§ Written instruction
Transcribe the listing exactly, leaving out every picture.

§ §

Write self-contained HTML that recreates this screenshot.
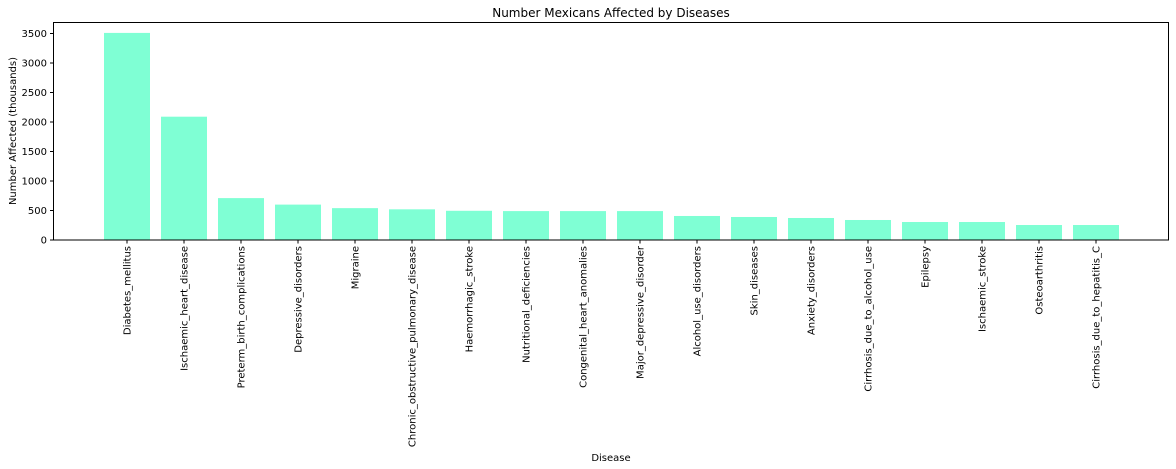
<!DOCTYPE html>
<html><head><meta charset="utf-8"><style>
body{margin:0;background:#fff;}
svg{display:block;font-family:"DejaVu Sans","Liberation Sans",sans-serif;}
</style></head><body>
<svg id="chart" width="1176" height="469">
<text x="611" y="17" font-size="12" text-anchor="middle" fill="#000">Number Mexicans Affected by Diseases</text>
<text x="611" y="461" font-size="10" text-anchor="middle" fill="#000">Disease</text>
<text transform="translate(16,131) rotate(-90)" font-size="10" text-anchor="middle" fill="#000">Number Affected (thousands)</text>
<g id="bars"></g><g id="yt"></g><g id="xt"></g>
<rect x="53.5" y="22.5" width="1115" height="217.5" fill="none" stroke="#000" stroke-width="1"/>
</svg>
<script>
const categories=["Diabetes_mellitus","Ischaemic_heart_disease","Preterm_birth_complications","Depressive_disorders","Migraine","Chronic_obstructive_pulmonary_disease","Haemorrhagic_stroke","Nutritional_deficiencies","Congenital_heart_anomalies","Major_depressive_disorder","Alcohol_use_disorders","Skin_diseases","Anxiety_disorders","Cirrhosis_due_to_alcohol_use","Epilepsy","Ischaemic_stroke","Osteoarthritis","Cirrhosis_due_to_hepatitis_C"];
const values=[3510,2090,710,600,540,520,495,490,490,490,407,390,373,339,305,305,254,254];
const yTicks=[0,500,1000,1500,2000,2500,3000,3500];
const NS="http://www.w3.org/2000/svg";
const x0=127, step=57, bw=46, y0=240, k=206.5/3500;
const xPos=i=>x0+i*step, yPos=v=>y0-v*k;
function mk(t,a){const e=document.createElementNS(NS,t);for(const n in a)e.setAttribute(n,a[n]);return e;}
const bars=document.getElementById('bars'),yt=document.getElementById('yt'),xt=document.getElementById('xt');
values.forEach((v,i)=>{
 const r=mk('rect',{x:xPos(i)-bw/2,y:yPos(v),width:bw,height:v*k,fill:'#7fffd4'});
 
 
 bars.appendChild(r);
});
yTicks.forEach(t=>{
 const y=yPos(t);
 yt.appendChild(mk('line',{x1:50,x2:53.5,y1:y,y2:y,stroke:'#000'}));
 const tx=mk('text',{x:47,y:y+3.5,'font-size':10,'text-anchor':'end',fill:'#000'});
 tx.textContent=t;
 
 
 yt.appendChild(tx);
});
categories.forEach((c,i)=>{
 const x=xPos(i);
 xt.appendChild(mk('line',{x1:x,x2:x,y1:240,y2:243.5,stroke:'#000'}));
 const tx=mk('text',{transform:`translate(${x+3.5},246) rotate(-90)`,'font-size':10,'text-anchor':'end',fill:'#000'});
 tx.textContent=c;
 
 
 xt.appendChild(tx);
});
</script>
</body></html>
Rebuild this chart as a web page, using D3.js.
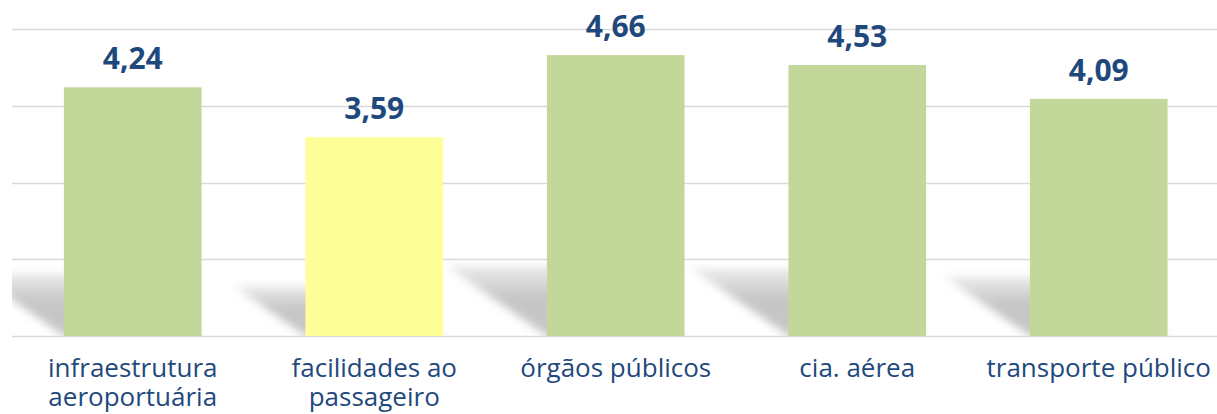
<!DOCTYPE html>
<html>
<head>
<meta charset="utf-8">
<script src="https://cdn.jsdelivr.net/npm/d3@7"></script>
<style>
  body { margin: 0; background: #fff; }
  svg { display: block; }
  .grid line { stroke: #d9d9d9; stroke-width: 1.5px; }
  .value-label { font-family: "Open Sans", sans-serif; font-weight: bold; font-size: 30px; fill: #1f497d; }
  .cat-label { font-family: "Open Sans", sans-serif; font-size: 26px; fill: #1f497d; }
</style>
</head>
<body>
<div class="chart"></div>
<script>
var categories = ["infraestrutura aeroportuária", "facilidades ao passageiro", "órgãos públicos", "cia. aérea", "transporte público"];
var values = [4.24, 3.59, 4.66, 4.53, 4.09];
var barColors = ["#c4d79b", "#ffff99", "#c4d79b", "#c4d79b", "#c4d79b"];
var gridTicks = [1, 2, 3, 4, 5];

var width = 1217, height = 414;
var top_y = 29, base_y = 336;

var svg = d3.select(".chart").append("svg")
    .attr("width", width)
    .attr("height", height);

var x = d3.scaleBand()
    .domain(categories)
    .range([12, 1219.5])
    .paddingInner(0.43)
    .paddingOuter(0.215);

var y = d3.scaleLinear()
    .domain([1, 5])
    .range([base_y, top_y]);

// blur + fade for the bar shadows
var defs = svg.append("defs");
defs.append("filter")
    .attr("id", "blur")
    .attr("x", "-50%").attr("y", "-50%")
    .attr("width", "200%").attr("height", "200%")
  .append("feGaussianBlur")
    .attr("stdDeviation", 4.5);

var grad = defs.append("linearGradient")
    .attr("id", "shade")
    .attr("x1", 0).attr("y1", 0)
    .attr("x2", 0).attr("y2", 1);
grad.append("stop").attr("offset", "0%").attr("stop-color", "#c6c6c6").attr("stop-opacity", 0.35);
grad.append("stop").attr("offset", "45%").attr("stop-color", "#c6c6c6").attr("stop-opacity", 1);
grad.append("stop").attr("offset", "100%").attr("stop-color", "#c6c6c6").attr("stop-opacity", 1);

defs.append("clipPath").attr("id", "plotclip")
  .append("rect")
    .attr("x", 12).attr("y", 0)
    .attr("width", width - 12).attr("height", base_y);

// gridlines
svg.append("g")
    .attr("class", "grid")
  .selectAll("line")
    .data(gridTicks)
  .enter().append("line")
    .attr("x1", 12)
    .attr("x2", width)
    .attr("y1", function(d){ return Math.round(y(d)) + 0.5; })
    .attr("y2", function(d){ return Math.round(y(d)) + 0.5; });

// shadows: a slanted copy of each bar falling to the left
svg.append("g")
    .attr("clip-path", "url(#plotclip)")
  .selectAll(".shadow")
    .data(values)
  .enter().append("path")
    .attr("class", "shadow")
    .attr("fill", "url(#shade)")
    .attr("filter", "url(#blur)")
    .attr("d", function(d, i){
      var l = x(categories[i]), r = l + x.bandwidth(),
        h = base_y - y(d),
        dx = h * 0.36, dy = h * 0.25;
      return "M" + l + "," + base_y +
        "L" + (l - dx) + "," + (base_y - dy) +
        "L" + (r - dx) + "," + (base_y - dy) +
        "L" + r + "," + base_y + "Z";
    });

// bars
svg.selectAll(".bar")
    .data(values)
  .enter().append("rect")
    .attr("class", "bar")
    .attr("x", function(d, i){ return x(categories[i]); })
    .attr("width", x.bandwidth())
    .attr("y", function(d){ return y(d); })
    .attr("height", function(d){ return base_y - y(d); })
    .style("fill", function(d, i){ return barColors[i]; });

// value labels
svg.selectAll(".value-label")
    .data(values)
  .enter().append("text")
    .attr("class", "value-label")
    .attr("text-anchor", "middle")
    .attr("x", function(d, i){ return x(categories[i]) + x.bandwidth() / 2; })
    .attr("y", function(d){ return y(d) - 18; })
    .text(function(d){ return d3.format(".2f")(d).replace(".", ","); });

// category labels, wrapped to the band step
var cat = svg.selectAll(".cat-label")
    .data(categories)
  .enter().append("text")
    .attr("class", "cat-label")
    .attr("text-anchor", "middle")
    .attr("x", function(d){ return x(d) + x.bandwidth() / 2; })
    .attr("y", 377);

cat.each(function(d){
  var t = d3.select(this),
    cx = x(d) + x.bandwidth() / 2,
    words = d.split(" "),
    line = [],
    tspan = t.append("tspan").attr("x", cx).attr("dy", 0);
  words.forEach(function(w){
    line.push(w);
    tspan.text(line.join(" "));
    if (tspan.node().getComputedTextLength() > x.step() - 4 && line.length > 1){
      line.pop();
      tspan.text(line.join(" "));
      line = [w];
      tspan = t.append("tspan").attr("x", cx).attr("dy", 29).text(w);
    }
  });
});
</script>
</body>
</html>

§ §

§ Result
Write self-contained HTML that recreates this screenshot.
<!DOCTYPE html>
<html><head><meta charset="utf-8"><style>
body{margin:0;background:#fff;}
svg{display:block;font-family:"DejaVu Sans","Liberation Sans",sans-serif;}
</style></head><body>
<svg id="chart" width="1176" height="469">
<text x="611" y="17" font-size="12" text-anchor="middle" fill="#000">Number Mexicans Affected by Diseases</text>
<text x="611" y="461" font-size="10" text-anchor="middle" fill="#000">Disease</text>
<text transform="translate(16,131) rotate(-90)" font-size="10" text-anchor="middle" fill="#000">Number Affected (thousands)</text>
<g id="bars"></g><g id="yt"></g><g id="xt"></g>
<rect x="53.5" y="22.5" width="1115" height="217.5" fill="none" stroke="#000" stroke-width="1"/>
</svg>
<script>
const categories=["Diabetes_mellitus","Ischaemic_heart_disease","Preterm_birth_complications","Depressive_disorders","Migraine","Chronic_obstructive_pulmonary_disease","Haemorrhagic_stroke","Nutritional_deficiencies","Congenital_heart_anomalies","Major_depressive_disorder","Alcohol_use_disorders","Skin_diseases","Anxiety_disorders","Cirrhosis_due_to_alcohol_use","Epilepsy","Ischaemic_stroke","Osteoarthritis","Cirrhosis_due_to_hepatitis_C"];
const values=[3510,2090,710,600,540,520,495,490,490,490,407,390,373,339,305,305,254,254];
const yTicks=[0,500,1000,1500,2000,2500,3000,3500];
const NS="http://www.w3.org/2000/svg";
const x0=127, step=57, bw=46, y0=240, k=206.5/3500;
const xPos=i=>x0+i*step, yPos=v=>y0-v*k;
function mk(t,a){const e=document.createElementNS(NS,t);for(const n in a)e.setAttribute(n,a[n]);return e;}
const bars=document.getElementById('bars'),yt=document.getElementById('yt'),xt=document.getElementById('xt');
values.forEach((v,i)=>{
 const r=mk('rect',{x:xPos(i)-bw/2,y:yPos(v),width:bw,height:v*k,fill:'#7fffd4'});
 
 
 bars.appendChild(r);
});
yTicks.forEach(t=>{
 const y=yPos(t);
 yt.appendChild(mk('line',{x1:50,x2:53.5,y1:y,y2:y,stroke:'#000'}));
 const tx=mk('text',{x:47,y:y+3.5,'font-size':10,'text-anchor':'end',fill:'#000'});
 tx.textContent=t;
 
 
 yt.appendChild(tx);
});
categories.forEach((c,i)=>{
 const x=xPos(i);
 xt.appendChild(mk('line',{x1:x,x2:x,y1:240,y2:243.5,stroke:'#000'}));
 const tx=mk('text',{transform:`translate(${x+3.5},246) rotate(-90)`,'font-size':10,'text-anchor':'end',fill:'#000'});
 tx.textContent=c;
 
 
 xt.appendChild(tx);
});
</script>
</body></html>
Rebuild this chart as a web page, using D3.js.
<!DOCTYPE html>
<html>
<head>
<meta charset="utf-8">
<script src="https://cdn.jsdelivr.net/npm/d3@7"></script>
<style>
  body { margin: 0; background: #fff; }
  svg { display: block; }
  .grid line { stroke: #d9d9d9; stroke-width: 1.5px; }
  .value-label { font-family: "Open Sans", sans-serif; font-weight: bold; font-size: 30px; fill: #1f497d; }
  .cat-label { font-family: "Open Sans", sans-serif; font-size: 26px; fill: #1f497d; }
</style>
</head>
<body>
<div class="chart"></div>
<script>
var categories = ["infraestrutura aeroportuária", "facilidades ao passageiro", "órgãos públicos", "cia. aérea", "transporte público"];
var values = [4.24, 3.59, 4.66, 4.53, 4.09];
var barColors = ["#c4d79b", "#ffff99", "#c4d79b", "#c4d79b", "#c4d79b"];
var gridTicks = [1, 2, 3, 4, 5];

var width = 1217, height = 414;
var top_y = 29, base_y = 336;

var svg = d3.select(".chart").append("svg")
    .attr("width", width)
    .attr("height", height);

var x = d3.scaleBand()
    .domain(categories)
    .range([12, 1219.5])
    .paddingInner(0.43)
    .paddingOuter(0.215);

var y = d3.scaleLinear()
    .domain([1, 5])
    .range([base_y, top_y]);

// blur + fade for the bar shadows
var defs = svg.append("defs");
defs.append("filter")
    .attr("id", "blur")
    .attr("x", "-50%").attr("y", "-50%")
    .attr("width", "200%").attr("height", "200%")
  .append("feGaussianBlur")
    .attr("stdDeviation", 4.5);

var grad = defs.append("linearGradient")
    .attr("id", "shade")
    .attr("x1", 0).attr("y1", 0)
    .attr("x2", 0).attr("y2", 1);
grad.append("stop").attr("offset", "0%").attr("stop-color", "#c6c6c6").attr("stop-opacity", 0.35);
grad.append("stop").attr("offset", "45%").attr("stop-color", "#c6c6c6").attr("stop-opacity", 1);
grad.append("stop").attr("offset", "100%").attr("stop-color", "#c6c6c6").attr("stop-opacity", 1);

defs.append("clipPath").attr("id", "plotclip")
  .append("rect")
    .attr("x", 12).attr("y", 0)
    .attr("width", width - 12).attr("height", base_y);

// gridlines
svg.append("g")
    .attr("class", "grid")
  .selectAll("line")
    .data(gridTicks)
  .enter().append("line")
    .attr("x1", 12)
    .attr("x2", width)
    .attr("y1", function(d){ return Math.round(y(d)) + 0.5; })
    .attr("y2", function(d){ return Math.round(y(d)) + 0.5; });

// shadows: a slanted copy of each bar falling to the left
svg.append("g")
    .attr("clip-path", "url(#plotclip)")
  .selectAll(".shadow")
    .data(values)
  .enter().append("path")
    .attr("class", "shadow")
    .attr("fill", "url(#shade)")
    .attr("filter", "url(#blur)")
    .attr("d", function(d, i){
      var l = x(categories[i]), r = l + x.bandwidth(),
        h = base_y - y(d),
        dx = h * 0.36, dy = h * 0.25;
      return "M" + l + "," + base_y +
        "L" + (l - dx) + "," + (base_y - dy) +
        "L" + (r - dx) + "," + (base_y - dy) +
        "L" + r + "," + base_y + "Z";
    });

// bars
svg.selectAll(".bar")
    .data(values)
  .enter().append("rect")
    .attr("class", "bar")
    .attr("x", function(d, i){ return x(categories[i]); })
    .attr("width", x.bandwidth())
    .attr("y", function(d){ return y(d); })
    .attr("height", function(d){ return base_y - y(d); })
    .style("fill", function(d, i){ return barColors[i]; });

// value labels
svg.selectAll(".value-label")
    .data(values)
  .enter().append("text")
    .attr("class", "value-label")
    .attr("text-anchor", "middle")
    .attr("x", function(d, i){ return x(categories[i]) + x.bandwidth() / 2; })
    .attr("y", function(d){ return y(d) - 18; })
    .text(function(d){ return d3.format(".2f")(d).replace(".", ","); });

// category labels, wrapped to the band step
var cat = svg.selectAll(".cat-label")
    .data(categories)
  .enter().append("text")
    .attr("class", "cat-label")
    .attr("text-anchor", "middle")
    .attr("x", function(d){ return x(d) + x.bandwidth() / 2; })
    .attr("y", 377);

cat.each(function(d){
  var t = d3.select(this),
    cx = x(d) + x.bandwidth() / 2,
    words = d.split(" "),
    line = [],
    tspan = t.append("tspan").attr("x", cx).attr("dy", 0);
  words.forEach(function(w){
    line.push(w);
    tspan.text(line.join(" "));
    if (tspan.node().getComputedTextLength() > x.step() - 4 && line.length > 1){
      line.pop();
      tspan.text(line.join(" "));
      line = [w];
      tspan = t.append("tspan").attr("x", cx).attr("dy", 29).text(w);
    }
  });
});
</script>
</body>
</html>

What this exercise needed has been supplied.